## What you are asked to do:
Search the data for the word "this". Reproduce every line where it is found.

## Supplied information:
►

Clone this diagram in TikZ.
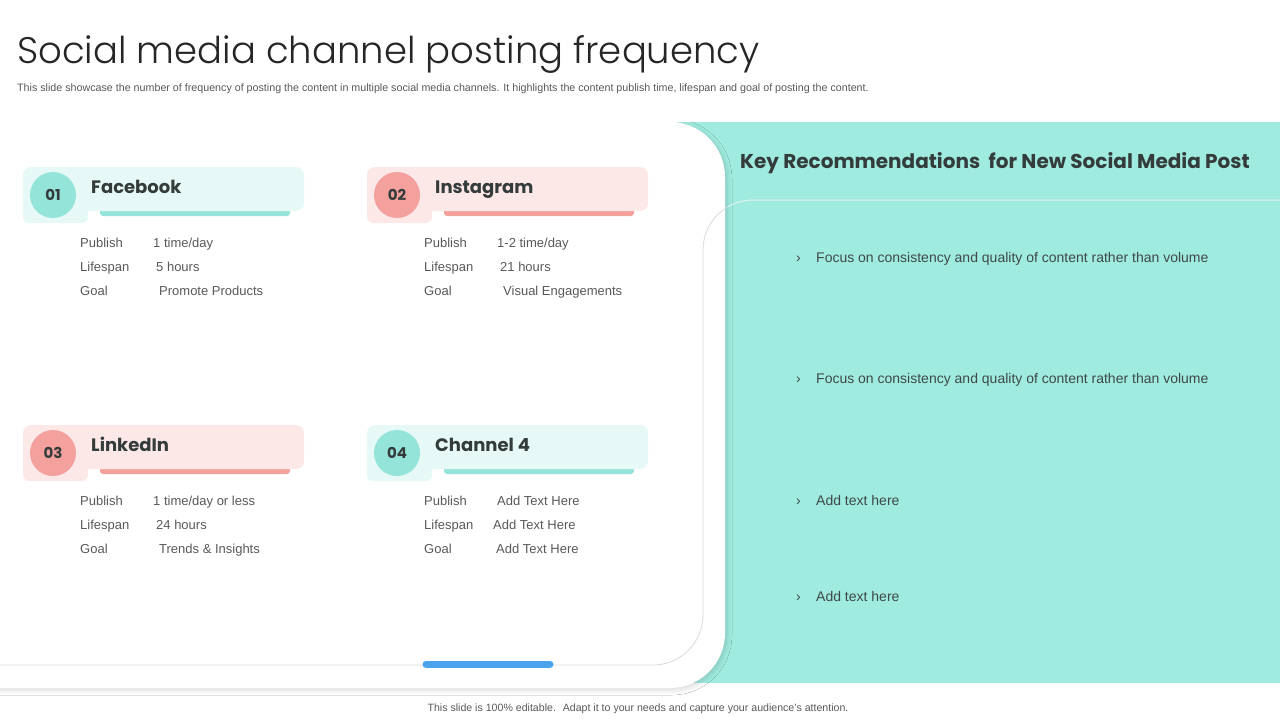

◄
►

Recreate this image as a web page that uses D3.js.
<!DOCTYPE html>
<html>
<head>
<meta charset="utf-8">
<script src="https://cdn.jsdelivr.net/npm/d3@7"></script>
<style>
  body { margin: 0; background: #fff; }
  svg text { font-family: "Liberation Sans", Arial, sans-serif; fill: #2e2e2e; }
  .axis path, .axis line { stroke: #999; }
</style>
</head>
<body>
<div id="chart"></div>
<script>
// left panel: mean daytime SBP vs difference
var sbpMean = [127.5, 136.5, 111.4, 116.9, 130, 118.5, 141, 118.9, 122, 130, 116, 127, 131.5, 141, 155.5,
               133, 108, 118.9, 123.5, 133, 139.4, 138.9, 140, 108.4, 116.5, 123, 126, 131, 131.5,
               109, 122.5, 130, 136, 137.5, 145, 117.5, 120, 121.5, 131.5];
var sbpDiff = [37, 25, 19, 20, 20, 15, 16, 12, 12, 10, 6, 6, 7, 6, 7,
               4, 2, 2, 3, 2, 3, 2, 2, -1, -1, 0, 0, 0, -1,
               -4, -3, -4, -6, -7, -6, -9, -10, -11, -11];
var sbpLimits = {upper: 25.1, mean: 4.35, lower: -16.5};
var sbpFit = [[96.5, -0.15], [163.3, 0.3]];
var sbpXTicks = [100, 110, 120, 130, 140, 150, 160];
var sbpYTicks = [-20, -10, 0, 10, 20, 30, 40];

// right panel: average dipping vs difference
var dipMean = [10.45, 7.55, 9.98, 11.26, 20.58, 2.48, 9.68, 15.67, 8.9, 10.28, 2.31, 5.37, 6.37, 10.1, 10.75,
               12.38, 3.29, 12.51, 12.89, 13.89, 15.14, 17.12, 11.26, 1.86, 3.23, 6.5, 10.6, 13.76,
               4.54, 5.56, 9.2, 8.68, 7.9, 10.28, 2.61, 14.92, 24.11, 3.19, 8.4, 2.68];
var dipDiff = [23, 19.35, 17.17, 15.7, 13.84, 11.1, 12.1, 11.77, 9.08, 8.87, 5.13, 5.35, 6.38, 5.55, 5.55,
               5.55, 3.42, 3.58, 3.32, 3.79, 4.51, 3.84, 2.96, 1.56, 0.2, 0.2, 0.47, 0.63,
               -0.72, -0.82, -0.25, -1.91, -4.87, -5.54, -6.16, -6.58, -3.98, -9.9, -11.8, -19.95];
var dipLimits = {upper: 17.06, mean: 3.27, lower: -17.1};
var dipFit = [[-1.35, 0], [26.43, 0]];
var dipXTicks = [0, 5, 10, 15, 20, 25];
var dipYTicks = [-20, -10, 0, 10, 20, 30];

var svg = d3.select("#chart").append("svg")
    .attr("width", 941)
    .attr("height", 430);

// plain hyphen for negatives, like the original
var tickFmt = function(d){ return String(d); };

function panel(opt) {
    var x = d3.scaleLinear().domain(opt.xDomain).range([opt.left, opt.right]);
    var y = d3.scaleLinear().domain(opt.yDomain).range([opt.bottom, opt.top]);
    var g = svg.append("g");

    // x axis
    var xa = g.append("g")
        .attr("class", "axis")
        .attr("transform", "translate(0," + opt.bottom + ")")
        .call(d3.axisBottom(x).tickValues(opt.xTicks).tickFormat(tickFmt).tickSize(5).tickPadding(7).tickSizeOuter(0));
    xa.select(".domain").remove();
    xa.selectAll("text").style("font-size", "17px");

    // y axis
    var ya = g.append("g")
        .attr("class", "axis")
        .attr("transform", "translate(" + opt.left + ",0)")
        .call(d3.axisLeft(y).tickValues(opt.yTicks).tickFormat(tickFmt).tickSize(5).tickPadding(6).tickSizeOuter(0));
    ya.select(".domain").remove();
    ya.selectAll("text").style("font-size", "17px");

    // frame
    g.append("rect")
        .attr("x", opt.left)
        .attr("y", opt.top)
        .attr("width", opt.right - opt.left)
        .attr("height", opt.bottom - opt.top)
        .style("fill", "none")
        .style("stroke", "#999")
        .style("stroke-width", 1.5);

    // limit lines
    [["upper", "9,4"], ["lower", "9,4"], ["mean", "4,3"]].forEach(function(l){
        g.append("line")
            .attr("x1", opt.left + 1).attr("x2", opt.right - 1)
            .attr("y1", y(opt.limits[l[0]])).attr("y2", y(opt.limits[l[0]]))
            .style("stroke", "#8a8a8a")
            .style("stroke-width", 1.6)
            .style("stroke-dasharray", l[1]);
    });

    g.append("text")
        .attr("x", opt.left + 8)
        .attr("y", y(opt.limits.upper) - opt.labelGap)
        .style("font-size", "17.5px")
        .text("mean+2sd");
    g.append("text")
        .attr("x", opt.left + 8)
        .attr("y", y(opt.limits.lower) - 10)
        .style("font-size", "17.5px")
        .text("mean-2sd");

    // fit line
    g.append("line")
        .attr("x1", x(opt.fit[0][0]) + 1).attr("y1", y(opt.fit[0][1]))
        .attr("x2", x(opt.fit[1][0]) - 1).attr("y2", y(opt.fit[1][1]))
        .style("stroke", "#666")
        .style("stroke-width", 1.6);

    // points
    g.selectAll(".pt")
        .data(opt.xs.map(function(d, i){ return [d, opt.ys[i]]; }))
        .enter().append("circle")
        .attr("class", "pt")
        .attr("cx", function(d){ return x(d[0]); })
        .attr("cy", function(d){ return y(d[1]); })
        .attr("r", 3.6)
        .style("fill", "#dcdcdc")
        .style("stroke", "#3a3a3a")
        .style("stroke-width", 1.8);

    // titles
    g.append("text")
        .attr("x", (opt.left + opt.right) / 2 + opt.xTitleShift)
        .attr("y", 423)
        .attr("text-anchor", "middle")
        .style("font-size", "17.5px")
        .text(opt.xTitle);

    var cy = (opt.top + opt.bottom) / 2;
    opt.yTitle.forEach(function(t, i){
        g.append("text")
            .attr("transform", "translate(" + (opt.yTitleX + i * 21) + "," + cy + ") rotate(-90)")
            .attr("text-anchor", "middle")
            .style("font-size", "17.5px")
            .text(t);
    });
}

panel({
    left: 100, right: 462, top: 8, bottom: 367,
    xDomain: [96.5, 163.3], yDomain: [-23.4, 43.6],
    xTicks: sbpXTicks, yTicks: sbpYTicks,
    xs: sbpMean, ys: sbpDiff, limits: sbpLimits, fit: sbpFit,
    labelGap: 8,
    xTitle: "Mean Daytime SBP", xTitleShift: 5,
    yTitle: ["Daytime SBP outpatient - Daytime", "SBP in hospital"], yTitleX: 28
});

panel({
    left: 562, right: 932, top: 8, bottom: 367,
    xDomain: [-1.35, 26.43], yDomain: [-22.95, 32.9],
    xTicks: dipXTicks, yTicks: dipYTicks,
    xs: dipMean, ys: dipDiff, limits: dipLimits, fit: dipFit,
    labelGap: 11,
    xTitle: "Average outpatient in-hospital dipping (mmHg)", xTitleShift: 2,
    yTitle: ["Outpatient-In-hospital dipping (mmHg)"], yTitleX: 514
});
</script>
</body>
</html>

◄

## Exercise output:
Clone this diagram in TikZ.
Recreate this image as a web page that uses D3.js.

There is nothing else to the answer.